Date: Mon, 20 Mar 2006 23:05:32 EST


This was forwarded to me, I'm not on the list.
> Subject: 	[BP] HP's open-source Tesseract OCR, any experience?
> Tom Breuel pointed out to me a new project up at sourceforge, called
> "tesseract-ocr", with "lvincent" listed as admin -- presumably Luc
> Vincent (a document image processing expert now at Google).  There are
> no files there, but they do seem to be at the University of Nevada -
> Las Vegas ISRI site, at
> http://www.isri.unlv.edu/downloads/ocr-prerelease-20051201.tar.bz2,
>
> I was wondering if any adventurous explorer had tried it out yet, and
> if so, what the results were like?

It only is configured to build under MSVC++6 for Windows.
It only accepts uncompressed bitonal tiffs.
It's command-line only.
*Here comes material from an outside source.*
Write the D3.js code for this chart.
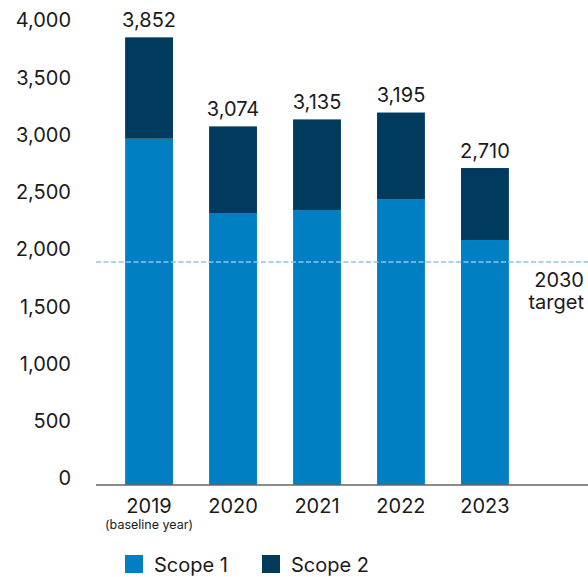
<!DOCTYPE html>
<html><head><meta charset="utf-8">
<script src="https://cdn.jsdelivr.net/npm/d3@7"></script>
<style>body{margin:0;background:#fff}svg{display:block}text{font-family:Inter,"Noto Sans",sans-serif;fill:#1a1a1a}</style>
</head><body><svg id="c" width="588" height="577"></svg>
<script>
const years = ["2019","2020","2021","2022","2023"];
const scope1 = [2966, 2317, 2343, 2439, 2081];
const totals = [3852, 3074, 3135, 3195, 2710];
const scope2 = totals.map((t,i)=>t-scope1[i]);
const yTicks = [0,500,1000,1500,2000,2500,3000,3500,4000];
const target = 1890;
const seriesNames = ["Scope 1","Scope 2"];
const colors = ["#0080c3","#003a5d"];

const svg = d3.select("#c");
const axisY = 485;
const y = d3.scaleLinear().domain([0,4000]).range([478.2,20.4]);
const x = d3.scaleBand().domain(years).range([89,545]).paddingInner(0.43).paddingOuter(0.43);

const data = years.map((yr,i)=>({year:yr,"Scope 1":scope1[i],"Scope 2":scope2[i]}));
const stack = d3.stack().keys(seriesNames)(data);
const bottom = v => v === 0 ? axisY : y(v);

svg.append("g").selectAll("g").data(stack).join("g").attr("fill",(d,i)=>colors[i])
  .selectAll("rect").data(d=>d).join("rect")
  .attr("x",d=>x(d.data.year)).attr("width",x.bandwidth())
  .attr("y",d=>y(d[1])).attr("height",d=>bottom(d[0])-y(d[1]));

// y labels
svg.append("g").selectAll("text").data(yTicks).join("text")
  .attr("x",71).attr("y",d=>y(d)).attr("dy","0.35em").attr("text-anchor","end")
  .attr("font-size",20).text(d3.format(","));

// axis line
svg.append("line").attr("x1",96).attr("x2",588).attr("y1",axisY).attr("y2",axisY)
  .attr("stroke","#666").attr("stroke-width",1.5);

// target
svg.append("line").attr("x1",96).attr("x2",588).attr("y1",y(target)).attr("y2",y(target))
  .attr("stroke","#8cc4ec").attr("stroke-width",1.5).attr("stroke-dasharray","5,2.5");
svg.append("text").attr("x",584).attr("y",y(target)+25).attr("text-anchor","end").attr("font-size",20).text("2030");
svg.append("text").attr("x",584).attr("y",y(target)+47).attr("text-anchor","end").attr("font-size",20).text("target");

// totals
svg.append("g").selectAll("text").data(data).join("text")
  .attr("x",(d)=>x(d.year)+x.bandwidth()/2).attr("y",(d,i)=>y(totals[i])-10.5)
  .attr("text-anchor","middle").attr("font-size",20).text((d,i)=>d3.format(",")(totals[i]));

// x labels
svg.append("g").selectAll("text").data(years).join("text")
  .attr("x",d=>x(d)+x.bandwidth()/2).attr("y",512.5).attr("text-anchor","middle").attr("font-size",20).text(d=>d);
svg.append("text").attr("x",x(years[0])+x.bandwidth()/2).attr("y",529).attr("text-anchor","middle").attr("font-size",12.5).text("(baseline year)");

// legend
const lg = svg.append("g").selectAll("g").data(seriesNames).join("g")
  .attr("transform",(d,i)=>`translate(${[125,262][i]},555)`);
lg.append("rect").attr("width",18).attr("height",18).attr("fill",(d,i)=>colors[i]);
lg.append("text").attr("x",29).attr("y",17).attr("font-size",20).text(d=>d);
</script></body></html>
No GUI.
It performed abysmally on the provided testimage.tif
But it did build. :)

Also in that directory you mentioned, there is a utility called ocrspell, 
which is crufty code that I can't get to configure properly on a modern linux 
system ... to give you an idea, it is hardcoded for ispell 3.1.08 and it's 
dependent files, and most systems are using aspell 0.50.x or 0.60.x. (ispell 
3.1.20 or higher) The (other) problem here is that the dictionaries are very 
different from what the program expects.

Granted, this was a fairly quick look, but I don't see this as being useful 
very soon without a lot of gnashing of teeth.